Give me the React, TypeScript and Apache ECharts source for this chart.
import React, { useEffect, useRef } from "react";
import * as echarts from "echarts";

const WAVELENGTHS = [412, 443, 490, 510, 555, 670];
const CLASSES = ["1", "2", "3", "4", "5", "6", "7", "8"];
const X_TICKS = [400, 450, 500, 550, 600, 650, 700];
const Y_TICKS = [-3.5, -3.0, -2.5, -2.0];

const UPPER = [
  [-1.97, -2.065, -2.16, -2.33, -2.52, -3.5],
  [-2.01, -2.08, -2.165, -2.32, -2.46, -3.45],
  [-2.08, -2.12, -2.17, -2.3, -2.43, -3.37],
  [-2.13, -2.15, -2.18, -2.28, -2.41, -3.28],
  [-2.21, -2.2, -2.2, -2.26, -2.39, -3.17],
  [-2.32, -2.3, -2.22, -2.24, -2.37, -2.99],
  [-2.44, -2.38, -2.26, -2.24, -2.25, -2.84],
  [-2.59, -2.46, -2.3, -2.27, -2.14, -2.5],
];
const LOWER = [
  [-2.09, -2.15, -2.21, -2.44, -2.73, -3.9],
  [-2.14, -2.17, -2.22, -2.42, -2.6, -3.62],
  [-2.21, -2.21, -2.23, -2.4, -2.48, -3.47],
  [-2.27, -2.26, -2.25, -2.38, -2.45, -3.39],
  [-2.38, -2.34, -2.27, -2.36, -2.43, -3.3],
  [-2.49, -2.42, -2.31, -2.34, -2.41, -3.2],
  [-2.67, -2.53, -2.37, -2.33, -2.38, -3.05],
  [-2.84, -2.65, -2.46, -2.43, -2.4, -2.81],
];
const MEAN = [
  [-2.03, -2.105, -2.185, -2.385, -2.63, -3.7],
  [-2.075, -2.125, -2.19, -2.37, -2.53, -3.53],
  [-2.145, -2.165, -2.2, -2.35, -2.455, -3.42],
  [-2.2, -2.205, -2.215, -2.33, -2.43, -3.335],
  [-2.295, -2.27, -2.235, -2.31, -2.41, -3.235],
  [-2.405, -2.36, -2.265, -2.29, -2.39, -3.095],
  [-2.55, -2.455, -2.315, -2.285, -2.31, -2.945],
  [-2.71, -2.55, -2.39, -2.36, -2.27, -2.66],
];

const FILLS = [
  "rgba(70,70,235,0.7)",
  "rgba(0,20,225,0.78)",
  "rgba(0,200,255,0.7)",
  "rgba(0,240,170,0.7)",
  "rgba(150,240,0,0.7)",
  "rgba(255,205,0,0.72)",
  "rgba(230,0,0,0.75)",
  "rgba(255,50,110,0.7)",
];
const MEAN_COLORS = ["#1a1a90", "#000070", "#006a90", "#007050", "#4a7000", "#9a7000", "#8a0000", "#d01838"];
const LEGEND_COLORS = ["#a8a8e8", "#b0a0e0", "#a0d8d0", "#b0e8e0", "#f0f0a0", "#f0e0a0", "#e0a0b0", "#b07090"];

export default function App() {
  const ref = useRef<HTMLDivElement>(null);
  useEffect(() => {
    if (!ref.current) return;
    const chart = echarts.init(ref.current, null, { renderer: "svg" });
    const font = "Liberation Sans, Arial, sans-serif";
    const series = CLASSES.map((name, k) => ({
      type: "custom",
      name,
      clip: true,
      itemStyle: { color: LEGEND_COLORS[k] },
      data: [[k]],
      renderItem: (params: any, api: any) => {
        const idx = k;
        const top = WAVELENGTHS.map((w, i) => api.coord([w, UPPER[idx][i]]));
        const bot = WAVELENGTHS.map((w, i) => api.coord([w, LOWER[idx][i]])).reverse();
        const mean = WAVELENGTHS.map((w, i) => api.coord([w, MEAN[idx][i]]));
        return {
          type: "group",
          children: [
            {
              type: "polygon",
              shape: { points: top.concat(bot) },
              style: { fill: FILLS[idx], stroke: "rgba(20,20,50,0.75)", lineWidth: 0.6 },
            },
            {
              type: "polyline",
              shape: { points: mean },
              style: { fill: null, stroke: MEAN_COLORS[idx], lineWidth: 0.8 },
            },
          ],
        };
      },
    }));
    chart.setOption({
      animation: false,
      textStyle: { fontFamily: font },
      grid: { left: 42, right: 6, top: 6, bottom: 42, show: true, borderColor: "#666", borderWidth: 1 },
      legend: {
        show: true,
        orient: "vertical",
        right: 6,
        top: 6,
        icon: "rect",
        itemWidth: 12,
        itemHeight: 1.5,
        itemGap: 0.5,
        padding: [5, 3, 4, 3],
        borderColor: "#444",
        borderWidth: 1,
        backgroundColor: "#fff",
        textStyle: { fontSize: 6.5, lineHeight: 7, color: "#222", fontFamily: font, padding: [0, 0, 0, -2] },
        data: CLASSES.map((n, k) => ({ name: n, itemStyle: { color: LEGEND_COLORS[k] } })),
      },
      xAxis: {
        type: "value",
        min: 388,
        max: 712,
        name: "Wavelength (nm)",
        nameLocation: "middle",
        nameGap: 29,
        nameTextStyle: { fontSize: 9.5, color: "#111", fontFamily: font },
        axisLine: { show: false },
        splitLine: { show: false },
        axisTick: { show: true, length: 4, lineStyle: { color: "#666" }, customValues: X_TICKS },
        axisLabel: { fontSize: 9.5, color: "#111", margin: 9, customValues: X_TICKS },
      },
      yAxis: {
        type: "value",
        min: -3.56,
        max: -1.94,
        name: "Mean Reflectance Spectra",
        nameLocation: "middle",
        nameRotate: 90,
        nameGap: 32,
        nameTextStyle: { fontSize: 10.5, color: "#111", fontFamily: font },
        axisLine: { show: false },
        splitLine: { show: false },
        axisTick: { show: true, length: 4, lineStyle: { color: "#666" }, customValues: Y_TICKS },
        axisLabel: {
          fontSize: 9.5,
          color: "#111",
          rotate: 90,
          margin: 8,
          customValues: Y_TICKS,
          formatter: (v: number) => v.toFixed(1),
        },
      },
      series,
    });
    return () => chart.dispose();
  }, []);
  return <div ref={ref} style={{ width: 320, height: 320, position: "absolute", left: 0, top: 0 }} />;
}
= = = =
Job
Quote the listing word for word from its first line through the line in which "const Y_TICKS = [-3.5, -3.0, -2.5, -2.0];" appears.

Answer to the problem
Give me the React, TypeScript and Apache ECharts source for this chart.
import React, { useEffect, useRef } from "react";
import * as echarts from "echarts";

const WAVELENGTHS = [412, 443, 490, 510, 555, 670];
const CLASSES = ["1", "2", "3", "4", "5", "6", "7", "8"];
const X_TICKS = [400, 450, 500, 550, 600, 650, 700];
const Y_TICKS = [-3.5, -3.0, -2.5, -2.0];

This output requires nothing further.